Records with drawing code
┄┄┄┄┄┄┄┄┄┄
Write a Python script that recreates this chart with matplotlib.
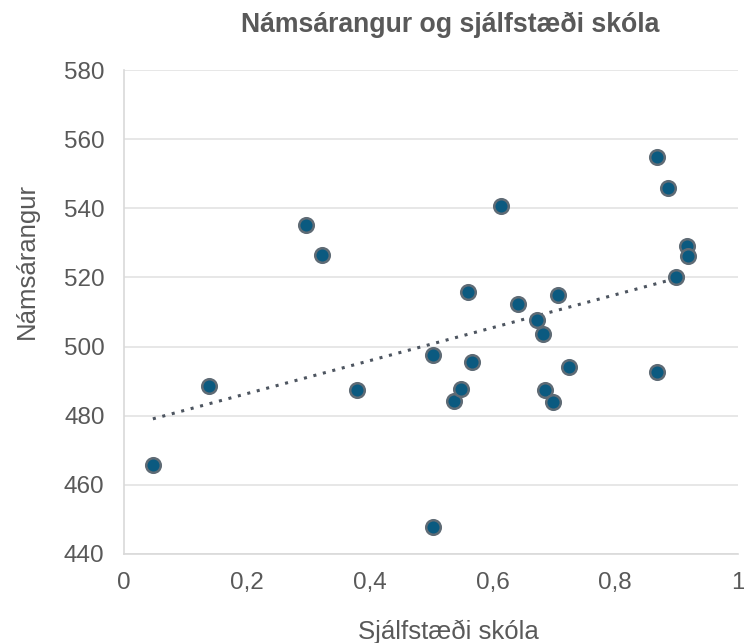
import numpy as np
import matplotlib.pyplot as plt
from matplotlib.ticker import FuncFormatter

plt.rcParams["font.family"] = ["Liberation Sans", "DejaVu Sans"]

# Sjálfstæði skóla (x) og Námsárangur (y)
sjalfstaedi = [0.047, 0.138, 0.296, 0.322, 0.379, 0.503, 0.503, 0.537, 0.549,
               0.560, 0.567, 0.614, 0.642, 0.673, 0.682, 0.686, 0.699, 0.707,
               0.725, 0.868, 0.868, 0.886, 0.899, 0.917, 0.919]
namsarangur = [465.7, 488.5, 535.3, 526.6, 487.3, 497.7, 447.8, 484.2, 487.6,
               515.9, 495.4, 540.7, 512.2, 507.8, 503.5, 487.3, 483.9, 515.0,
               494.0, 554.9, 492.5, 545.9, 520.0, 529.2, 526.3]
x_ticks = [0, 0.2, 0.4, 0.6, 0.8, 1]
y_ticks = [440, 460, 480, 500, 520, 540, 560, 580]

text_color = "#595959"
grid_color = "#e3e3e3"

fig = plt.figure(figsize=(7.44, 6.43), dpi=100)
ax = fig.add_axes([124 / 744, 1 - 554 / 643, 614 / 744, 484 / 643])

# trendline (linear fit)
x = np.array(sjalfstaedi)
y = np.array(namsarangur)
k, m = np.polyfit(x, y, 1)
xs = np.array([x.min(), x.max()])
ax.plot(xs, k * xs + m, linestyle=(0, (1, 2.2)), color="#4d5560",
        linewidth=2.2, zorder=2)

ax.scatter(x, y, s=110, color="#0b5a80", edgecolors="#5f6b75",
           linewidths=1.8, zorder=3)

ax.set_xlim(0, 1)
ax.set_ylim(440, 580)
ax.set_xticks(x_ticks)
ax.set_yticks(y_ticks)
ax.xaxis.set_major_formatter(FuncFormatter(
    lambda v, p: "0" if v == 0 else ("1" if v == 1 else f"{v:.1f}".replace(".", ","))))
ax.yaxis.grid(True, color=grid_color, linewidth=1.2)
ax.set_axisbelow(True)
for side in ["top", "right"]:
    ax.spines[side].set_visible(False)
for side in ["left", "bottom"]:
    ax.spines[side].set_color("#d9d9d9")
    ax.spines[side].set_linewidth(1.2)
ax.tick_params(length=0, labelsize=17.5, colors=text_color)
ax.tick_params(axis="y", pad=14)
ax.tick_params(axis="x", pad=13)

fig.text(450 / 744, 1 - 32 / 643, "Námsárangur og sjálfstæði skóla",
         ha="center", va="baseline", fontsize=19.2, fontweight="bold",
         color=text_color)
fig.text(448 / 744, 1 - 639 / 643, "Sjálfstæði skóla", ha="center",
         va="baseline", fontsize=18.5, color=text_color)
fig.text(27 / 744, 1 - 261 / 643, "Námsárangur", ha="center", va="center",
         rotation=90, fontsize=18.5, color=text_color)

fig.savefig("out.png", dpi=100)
┄┄┄┄┄┄┄┄┄┄
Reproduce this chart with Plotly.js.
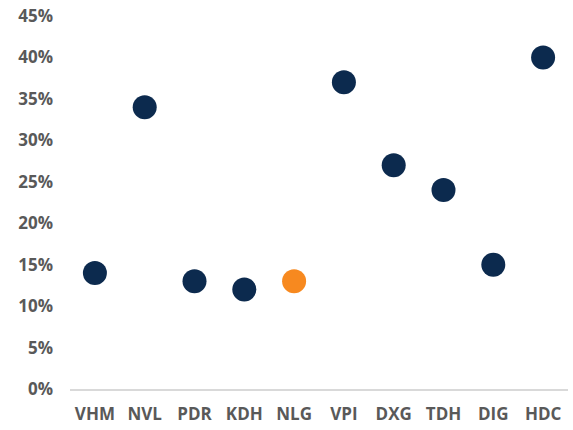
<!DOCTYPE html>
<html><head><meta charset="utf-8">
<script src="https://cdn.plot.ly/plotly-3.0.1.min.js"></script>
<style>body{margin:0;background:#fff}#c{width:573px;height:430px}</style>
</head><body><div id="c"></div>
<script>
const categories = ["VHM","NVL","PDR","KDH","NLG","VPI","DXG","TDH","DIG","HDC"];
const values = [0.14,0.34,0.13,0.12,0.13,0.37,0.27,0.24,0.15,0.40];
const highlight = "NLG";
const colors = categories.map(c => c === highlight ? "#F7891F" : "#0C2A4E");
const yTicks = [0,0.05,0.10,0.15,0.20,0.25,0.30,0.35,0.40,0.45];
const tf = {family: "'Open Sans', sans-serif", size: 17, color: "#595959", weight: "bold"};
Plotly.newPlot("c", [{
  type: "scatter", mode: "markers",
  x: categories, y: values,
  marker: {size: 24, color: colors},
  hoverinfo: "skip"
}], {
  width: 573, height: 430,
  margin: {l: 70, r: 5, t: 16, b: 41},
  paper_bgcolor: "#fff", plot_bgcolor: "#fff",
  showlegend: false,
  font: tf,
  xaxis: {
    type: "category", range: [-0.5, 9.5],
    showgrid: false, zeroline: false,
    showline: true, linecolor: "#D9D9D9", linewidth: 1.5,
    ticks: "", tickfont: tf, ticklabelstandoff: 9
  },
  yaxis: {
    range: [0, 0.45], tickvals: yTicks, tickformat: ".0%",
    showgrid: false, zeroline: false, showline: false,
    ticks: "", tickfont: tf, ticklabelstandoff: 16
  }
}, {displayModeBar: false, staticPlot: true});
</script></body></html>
┄┄┄┄┄┄┄┄┄┄
§ **Direction**
Give back only the lines from the one holding "Write a Python" through the one holding "linewidths=1.8, zorder=3)", both kept, exactly as written. Omit the images.

§ **Output for this exercise**
Write a Python script that recreates this chart with matplotlib.
import numpy as np
import matplotlib.pyplot as plt
from matplotlib.ticker import FuncFormatter

plt.rcParams["font.family"] = ["Liberation Sans", "DejaVu Sans"]

# Sjálfstæði skóla (x) og Námsárangur (y)
sjalfstaedi = [0.047, 0.138, 0.296, 0.322, 0.379, 0.503, 0.503, 0.537, 0.549,
               0.560, 0.567, 0.614, 0.642, 0.673, 0.682, 0.686, 0.699, 0.707,
               0.725, 0.868, 0.868, 0.886, 0.899, 0.917, 0.919]
namsarangur = [465.7, 488.5, 535.3, 526.6, 487.3, 497.7, 447.8, 484.2, 487.6,
               515.9, 495.4, 540.7, 512.2, 507.8, 503.5, 487.3, 483.9, 515.0,
               494.0, 554.9, 492.5, 545.9, 520.0, 529.2, 526.3]
x_ticks = [0, 0.2, 0.4, 0.6, 0.8, 1]
y_ticks = [440, 460, 480, 500, 520, 540, 560, 580]

text_color = "#595959"
grid_color = "#e3e3e3"

fig = plt.figure(figsize=(7.44, 6.43), dpi=100)
ax = fig.add_axes([124 / 744, 1 - 554 / 643, 614 / 744, 484 / 643])

# trendline (linear fit)
x = np.array(sjalfstaedi)
y = np.array(namsarangur)
k, m = np.polyfit(x, y, 1)
xs = np.array([x.min(), x.max()])
ax.plot(xs, k * xs + m, linestyle=(0, (1, 2.2)), color="#4d5560",
        linewidth=2.2, zorder=2)

ax.scatter(x, y, s=110, color="#0b5a80", edgecolors="#5f6b75",
           linewidths=1.8, zorder=3)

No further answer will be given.